[DATA ENTRIES]

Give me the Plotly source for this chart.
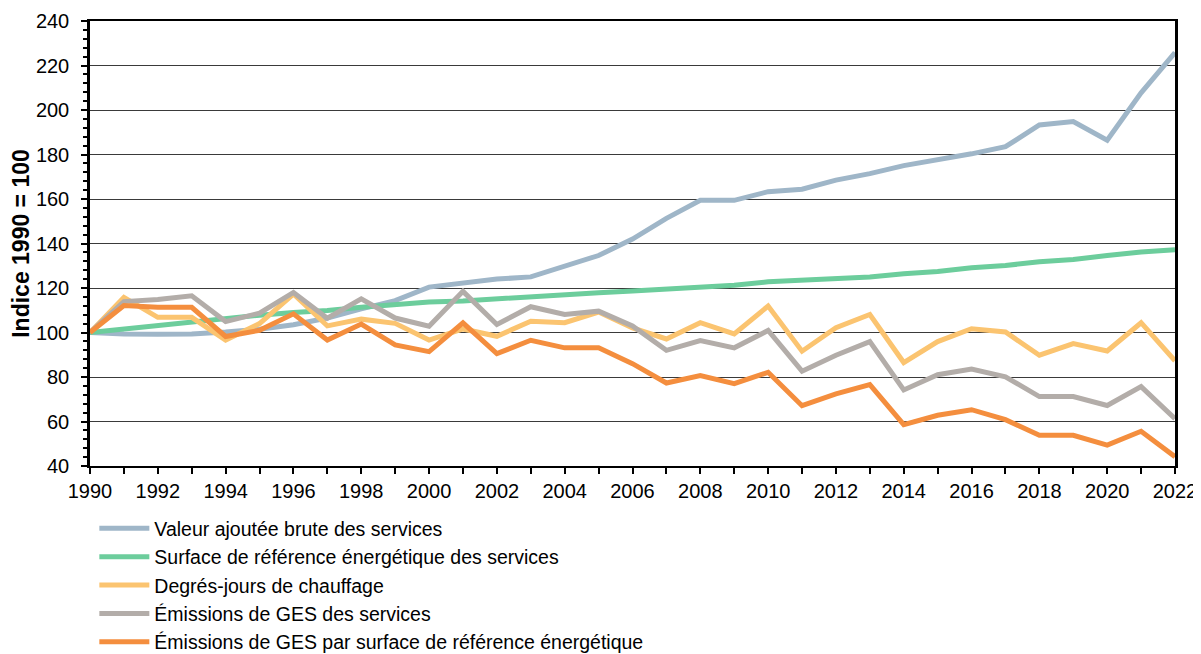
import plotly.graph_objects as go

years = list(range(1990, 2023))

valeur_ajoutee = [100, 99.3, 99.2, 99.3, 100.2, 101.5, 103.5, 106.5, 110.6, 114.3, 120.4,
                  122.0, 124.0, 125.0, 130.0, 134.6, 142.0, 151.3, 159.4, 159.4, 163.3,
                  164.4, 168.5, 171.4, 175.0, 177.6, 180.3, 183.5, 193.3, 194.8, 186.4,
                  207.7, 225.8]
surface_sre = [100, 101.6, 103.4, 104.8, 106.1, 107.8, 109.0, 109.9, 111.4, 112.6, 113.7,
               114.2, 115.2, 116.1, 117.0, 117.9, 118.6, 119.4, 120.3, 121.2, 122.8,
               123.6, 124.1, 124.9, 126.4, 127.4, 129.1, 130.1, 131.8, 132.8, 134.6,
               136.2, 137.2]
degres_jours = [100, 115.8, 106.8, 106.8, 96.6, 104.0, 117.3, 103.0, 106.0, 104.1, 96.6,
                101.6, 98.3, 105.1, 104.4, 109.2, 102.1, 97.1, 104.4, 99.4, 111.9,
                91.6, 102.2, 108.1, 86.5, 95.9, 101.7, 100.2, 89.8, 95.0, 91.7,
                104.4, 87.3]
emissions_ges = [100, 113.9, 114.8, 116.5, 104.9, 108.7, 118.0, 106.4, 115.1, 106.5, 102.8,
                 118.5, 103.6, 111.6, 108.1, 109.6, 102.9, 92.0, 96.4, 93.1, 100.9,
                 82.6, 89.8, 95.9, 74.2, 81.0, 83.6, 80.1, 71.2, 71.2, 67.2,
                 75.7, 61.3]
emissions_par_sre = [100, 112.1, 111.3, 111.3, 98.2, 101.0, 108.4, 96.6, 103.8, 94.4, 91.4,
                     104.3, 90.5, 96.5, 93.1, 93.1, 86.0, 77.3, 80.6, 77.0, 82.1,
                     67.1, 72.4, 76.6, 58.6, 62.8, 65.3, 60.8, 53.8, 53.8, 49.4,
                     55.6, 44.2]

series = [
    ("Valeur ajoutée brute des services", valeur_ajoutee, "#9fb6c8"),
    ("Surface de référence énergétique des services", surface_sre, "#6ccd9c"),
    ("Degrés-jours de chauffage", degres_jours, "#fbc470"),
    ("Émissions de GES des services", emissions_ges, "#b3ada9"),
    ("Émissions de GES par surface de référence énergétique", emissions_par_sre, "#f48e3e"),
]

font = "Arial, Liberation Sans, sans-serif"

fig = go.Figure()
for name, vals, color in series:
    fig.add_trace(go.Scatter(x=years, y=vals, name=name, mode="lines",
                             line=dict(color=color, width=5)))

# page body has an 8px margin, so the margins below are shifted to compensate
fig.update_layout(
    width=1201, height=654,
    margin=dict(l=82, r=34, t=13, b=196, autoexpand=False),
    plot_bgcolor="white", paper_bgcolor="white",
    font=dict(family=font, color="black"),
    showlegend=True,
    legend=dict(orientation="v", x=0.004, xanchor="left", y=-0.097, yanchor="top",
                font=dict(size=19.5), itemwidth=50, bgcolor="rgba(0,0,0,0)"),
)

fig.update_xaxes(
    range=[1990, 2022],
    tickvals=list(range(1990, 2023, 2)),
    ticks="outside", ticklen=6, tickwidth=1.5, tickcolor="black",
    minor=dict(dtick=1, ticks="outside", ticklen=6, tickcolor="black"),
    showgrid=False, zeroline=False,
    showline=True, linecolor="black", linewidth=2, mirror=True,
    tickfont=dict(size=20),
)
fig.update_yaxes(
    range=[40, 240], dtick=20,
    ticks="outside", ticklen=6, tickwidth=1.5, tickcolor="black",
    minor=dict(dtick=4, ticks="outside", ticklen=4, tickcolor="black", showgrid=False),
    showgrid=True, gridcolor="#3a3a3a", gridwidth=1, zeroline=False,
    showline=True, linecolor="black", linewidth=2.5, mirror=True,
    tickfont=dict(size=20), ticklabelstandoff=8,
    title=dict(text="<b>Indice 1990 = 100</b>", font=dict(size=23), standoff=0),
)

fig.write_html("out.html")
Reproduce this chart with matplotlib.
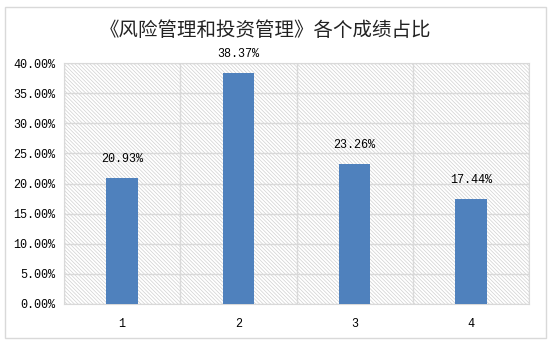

[DIRECTIVE]
Please take the lines from the beginning of the data above through the line holding "line=dict(color=color, width=5)))" and transcribe them exactly, without any pictures.

[FINAL RESULT]
Give me the Plotly source for this chart.
import plotly.graph_objects as go

years = list(range(1990, 2023))

valeur_ajoutee = [100, 99.3, 99.2, 99.3, 100.2, 101.5, 103.5, 106.5, 110.6, 114.3, 120.4,
                  122.0, 124.0, 125.0, 130.0, 134.6, 142.0, 151.3, 159.4, 159.4, 163.3,
                  164.4, 168.5, 171.4, 175.0, 177.6, 180.3, 183.5, 193.3, 194.8, 186.4,
                  207.7, 225.8]
surface_sre = [100, 101.6, 103.4, 104.8, 106.1, 107.8, 109.0, 109.9, 111.4, 112.6, 113.7,
               114.2, 115.2, 116.1, 117.0, 117.9, 118.6, 119.4, 120.3, 121.2, 122.8,
               123.6, 124.1, 124.9, 126.4, 127.4, 129.1, 130.1, 131.8, 132.8, 134.6,
               136.2, 137.2]
degres_jours = [100, 115.8, 106.8, 106.8, 96.6, 104.0, 117.3, 103.0, 106.0, 104.1, 96.6,
                101.6, 98.3, 105.1, 104.4, 109.2, 102.1, 97.1, 104.4, 99.4, 111.9,
                91.6, 102.2, 108.1, 86.5, 95.9, 101.7, 100.2, 89.8, 95.0, 91.7,
                104.4, 87.3]
emissions_ges = [100, 113.9, 114.8, 116.5, 104.9, 108.7, 118.0, 106.4, 115.1, 106.5, 102.8,
                 118.5, 103.6, 111.6, 108.1, 109.6, 102.9, 92.0, 96.4, 93.1, 100.9,
                 82.6, 89.8, 95.9, 74.2, 81.0, 83.6, 80.1, 71.2, 71.2, 67.2,
                 75.7, 61.3]
emissions_par_sre = [100, 112.1, 111.3, 111.3, 98.2, 101.0, 108.4, 96.6, 103.8, 94.4, 91.4,
                     104.3, 90.5, 96.5, 93.1, 93.1, 86.0, 77.3, 80.6, 77.0, 82.1,
                     67.1, 72.4, 76.6, 58.6, 62.8, 65.3, 60.8, 53.8, 53.8, 49.4,
                     55.6, 44.2]

series = [
    ("Valeur ajoutée brute des services", valeur_ajoutee, "#9fb6c8"),
    ("Surface de référence énergétique des services", surface_sre, "#6ccd9c"),
    ("Degrés-jours de chauffage", degres_jours, "#fbc470"),
    ("Émissions de GES des services", emissions_ges, "#b3ada9"),
    ("Émissions de GES par surface de référence énergétique", emissions_par_sre, "#f48e3e"),
]

font = "Arial, Liberation Sans, sans-serif"

fig = go.Figure()
for name, vals, color in series:
    fig.add_trace(go.Scatter(x=years, y=vals, name=name, mode="lines",
                             line=dict(color=color, width=5)))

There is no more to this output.